La tercera y última enseñanza alude a la regulación de las finanzas.
Durante las dos últimas décadas la normativa financiera se orientó exclusivamente a controlar la solidez de las instituciones individuales, mediante requerimientos de capitalización, ignorando sus implicaciones macroeconómicas y sistémicas.
El regulador obviamente no advirtió la falacia del planteamiento. El riesgo financiero del sistema supera la agregación de los riegos de las instituciones individuamente consideradas. Buscando su interés y solvencia particulares, los intermediarios financieros pueden socavar colectivamente el sistema. Este es el salto cualitativo que separa la regulación microprudencial de la macroprudencial. A plena luz del día, un apalancamiento desmesurado y una retahíla de productos bancarios explosivos, consignados ‘fuera de balance’, han sorteado impune y masivamente las endebles trincheras microprudenciales. Un inadecuado perímetro de coordinación política propició después el contagio pandémico.
Una crisis global requiere una respuesta global que evite el arbitraje regulatorio.

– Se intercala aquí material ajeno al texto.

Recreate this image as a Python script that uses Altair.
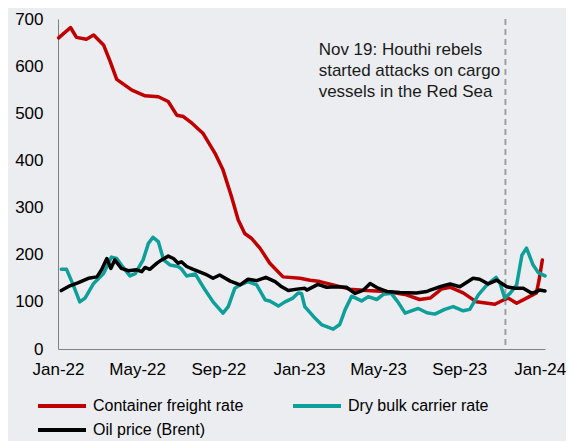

Son necesarias hondas reformas en la arquitectura financiera internacional, que por el momento solo son borradores timoratos, o, como en Estados Unidos, topan con extenuantes procesos parlamentarios.
Además, deben desmantelarse los productos bancarios de escaso o nulo valor social en la línea preconizada por Volcker. Y en cuanto al ‘riesgo moral’, no queremos Bancos ‘demasiado grandes para quebrar’ sino, simplemente, ‘demasiado aburridos para quebrar’.